** What to work on **
Reproduce the listing below without changes, except that pictures are left out.

"""

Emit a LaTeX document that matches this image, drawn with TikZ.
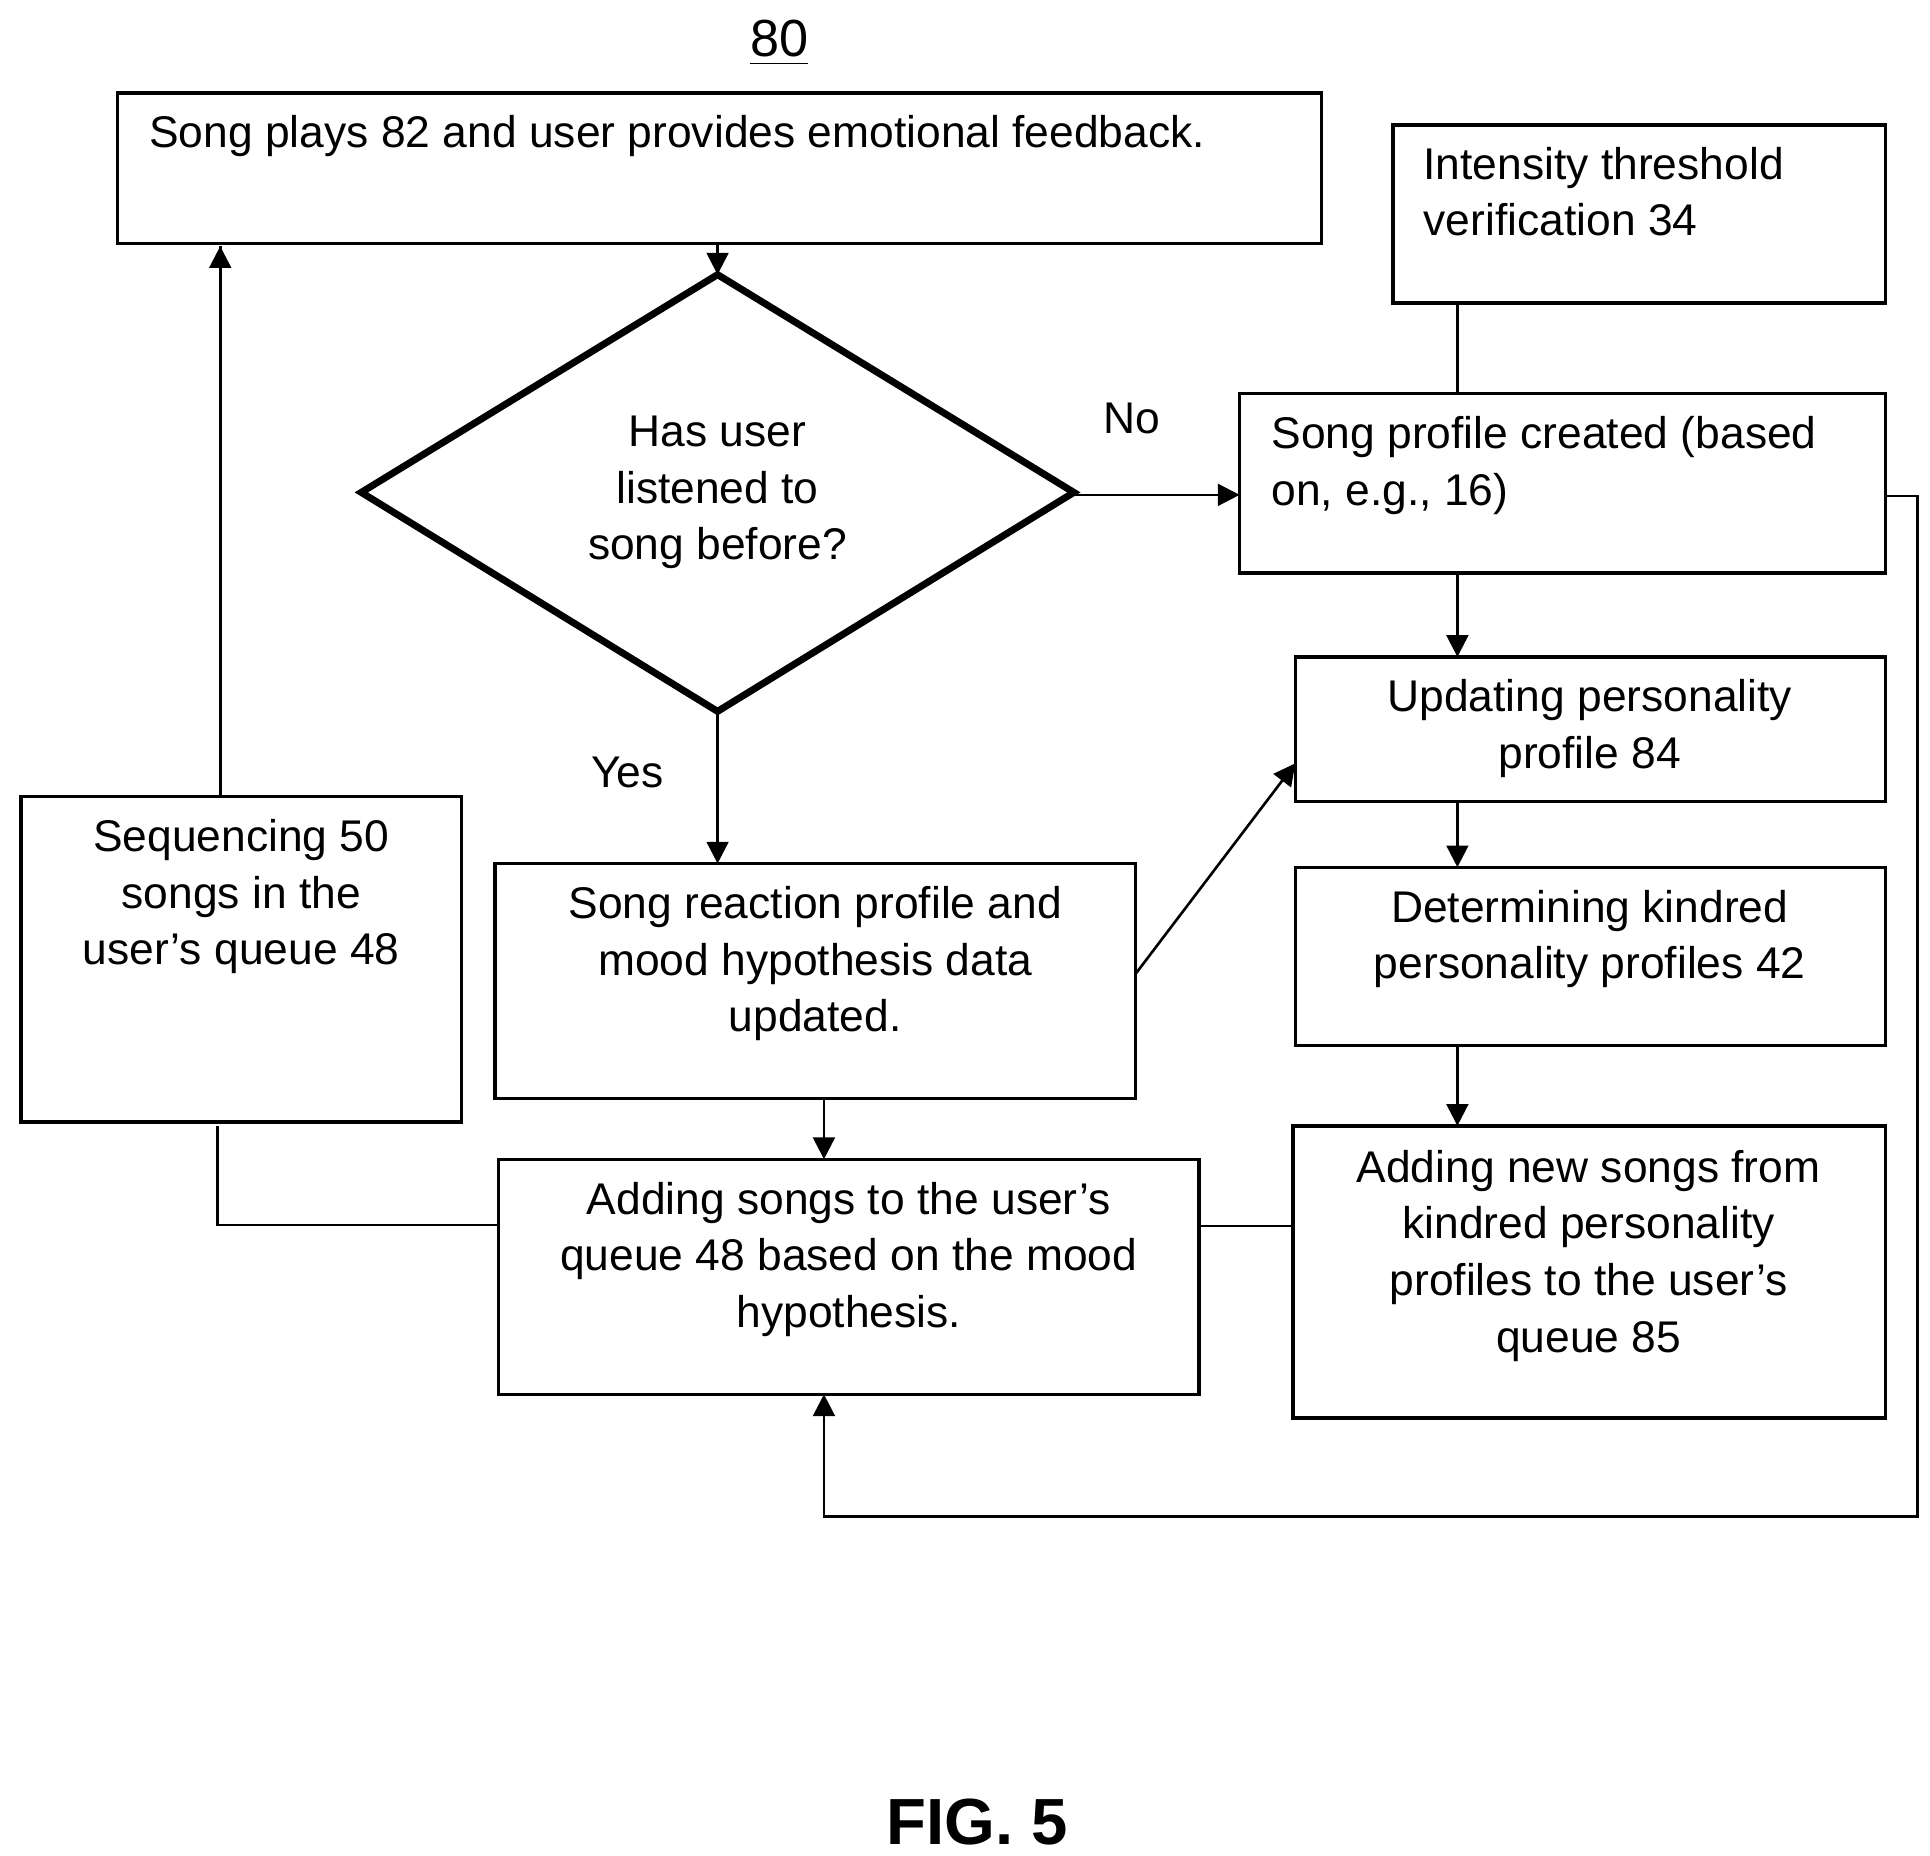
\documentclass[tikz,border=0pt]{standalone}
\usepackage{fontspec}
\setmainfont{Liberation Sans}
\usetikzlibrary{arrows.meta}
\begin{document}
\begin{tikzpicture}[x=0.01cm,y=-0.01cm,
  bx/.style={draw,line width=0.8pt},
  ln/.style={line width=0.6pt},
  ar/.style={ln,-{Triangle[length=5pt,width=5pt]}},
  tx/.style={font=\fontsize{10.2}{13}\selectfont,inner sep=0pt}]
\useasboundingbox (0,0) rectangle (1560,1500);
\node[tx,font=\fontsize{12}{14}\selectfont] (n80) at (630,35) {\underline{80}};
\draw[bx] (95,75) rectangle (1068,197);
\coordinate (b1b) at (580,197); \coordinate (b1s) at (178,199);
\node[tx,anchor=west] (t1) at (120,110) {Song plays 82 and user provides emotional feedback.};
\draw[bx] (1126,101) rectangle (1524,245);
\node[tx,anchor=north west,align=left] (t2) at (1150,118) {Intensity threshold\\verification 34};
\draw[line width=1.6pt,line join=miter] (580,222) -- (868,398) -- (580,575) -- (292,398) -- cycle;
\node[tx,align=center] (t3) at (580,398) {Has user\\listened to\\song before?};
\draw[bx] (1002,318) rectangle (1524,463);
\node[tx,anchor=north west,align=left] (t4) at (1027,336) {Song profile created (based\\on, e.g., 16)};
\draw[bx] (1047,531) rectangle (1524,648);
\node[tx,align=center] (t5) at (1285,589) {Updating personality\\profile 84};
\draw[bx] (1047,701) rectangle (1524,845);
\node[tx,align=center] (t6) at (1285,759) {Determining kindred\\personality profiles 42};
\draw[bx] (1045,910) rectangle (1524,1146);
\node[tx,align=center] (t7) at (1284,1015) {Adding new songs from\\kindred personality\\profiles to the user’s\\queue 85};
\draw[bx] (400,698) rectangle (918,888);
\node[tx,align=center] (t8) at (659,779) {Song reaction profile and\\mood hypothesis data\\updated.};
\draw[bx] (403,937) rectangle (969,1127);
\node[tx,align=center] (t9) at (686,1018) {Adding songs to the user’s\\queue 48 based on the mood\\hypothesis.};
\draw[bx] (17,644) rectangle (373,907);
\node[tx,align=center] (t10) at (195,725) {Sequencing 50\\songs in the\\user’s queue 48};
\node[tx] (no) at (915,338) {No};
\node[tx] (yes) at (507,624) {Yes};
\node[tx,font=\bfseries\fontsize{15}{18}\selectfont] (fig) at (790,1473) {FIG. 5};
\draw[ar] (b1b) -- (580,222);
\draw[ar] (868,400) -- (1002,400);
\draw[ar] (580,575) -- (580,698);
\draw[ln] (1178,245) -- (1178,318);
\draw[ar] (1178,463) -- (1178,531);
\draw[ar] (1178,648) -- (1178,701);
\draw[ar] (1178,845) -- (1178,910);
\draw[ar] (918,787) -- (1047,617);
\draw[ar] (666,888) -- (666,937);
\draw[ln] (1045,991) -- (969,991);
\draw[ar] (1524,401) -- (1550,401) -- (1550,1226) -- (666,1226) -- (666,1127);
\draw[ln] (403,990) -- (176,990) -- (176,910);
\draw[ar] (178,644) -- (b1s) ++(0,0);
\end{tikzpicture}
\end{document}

"""

** Task solution **
Emit a LaTeX document that matches this image, drawn with TikZ.
\documentclass[tikz,border=0pt]{standalone}
\usepackage{fontspec}
\setmainfont{Liberation Sans}
\usetikzlibrary{arrows.meta}
\begin{document}
\begin{tikzpicture}[x=0.01cm,y=-0.01cm,
  bx/.style={draw,line width=0.8pt},
  ln/.style={line width=0.6pt},
  ar/.style={ln,-{Triangle[length=5pt,width=5pt]}},
  tx/.style={font=\fontsize{10.2}{13}\selectfont,inner sep=0pt}]
\useasboundingbox (0,0) rectangle (1560,1500);
\node[tx,font=\fontsize{12}{14}\selectfont] (n80) at (630,35) {\underline{80}};
\draw[bx] (95,75) rectangle (1068,197);
\coordinate (b1b) at (580,197); \coordinate (b1s) at (178,199);
\node[tx,anchor=west] (t1) at (120,110) {Song plays 82 and user provides emotional feedback.};
\draw[bx] (1126,101) rectangle (1524,245);
\node[tx,anchor=north west,align=left] (t2) at (1150,118) {Intensity threshold\\verification 34};
\draw[line width=1.6pt,line join=miter] (580,222) -- (868,398) -- (580,575) -- (292,398) -- cycle;
\node[tx,align=center] (t3) at (580,398) {Has user\\listened to\\song before?};
\draw[bx] (1002,318) rectangle (1524,463);
\node[tx,anchor=north west,align=left] (t4) at (1027,336) {Song profile created (based\\on, e.g., 16)};
\draw[bx] (1047,531) rectangle (1524,648);
\node[tx,align=center] (t5) at (1285,589) {Updating personality\\profile 84};
\draw[bx] (1047,701) rectangle (1524,845);
\node[tx,align=center] (t6) at (1285,759) {Determining kindred\\personality profiles 42};
\draw[bx] (1045,910) rectangle (1524,1146);
\node[tx,align=center] (t7) at (1284,1015) {Adding new songs from\\kindred personality\\profiles to the user’s\\queue 85};
\draw[bx] (400,698) rectangle (918,888);
\node[tx,align=center] (t8) at (659,779) {Song reaction profile and\\mood hypothesis data\\updated.};
\draw[bx] (403,937) rectangle (969,1127);
\node[tx,align=center] (t9) at (686,1018) {Adding songs to the user’s\\queue 48 based on the mood\\hypothesis.};
\draw[bx] (17,644) rectangle (373,907);
\node[tx,align=center] (t10) at (195,725) {Sequencing 50\\songs in the\\user’s queue 48};
\node[tx] (no) at (915,338) {No};
\node[tx] (yes) at (507,624) {Yes};
\node[tx,font=\bfseries\fontsize{15}{18}\selectfont] (fig) at (790,1473) {FIG. 5};
\draw[ar] (b1b) -- (580,222);
\draw[ar] (868,400) -- (1002,400);
\draw[ar] (580,575) -- (580,698);
\draw[ln] (1178,245) -- (1178,318);
\draw[ar] (1178,463) -- (1178,531);
\draw[ar] (1178,648) -- (1178,701);
\draw[ar] (1178,845) -- (1178,910);
\draw[ar] (918,787) -- (1047,617);
\draw[ar] (666,888) -- (666,937);
\draw[ln] (1045,991) -- (969,991);
\draw[ar] (1524,401) -- (1550,401) -- (1550,1226) -- (666,1226) -- (666,1127);
\draw[ln] (403,990) -- (176,990) -- (176,910);
\draw[ar] (178,644) -- (b1s) ++(0,0);
\end{tikzpicture}
\end{document}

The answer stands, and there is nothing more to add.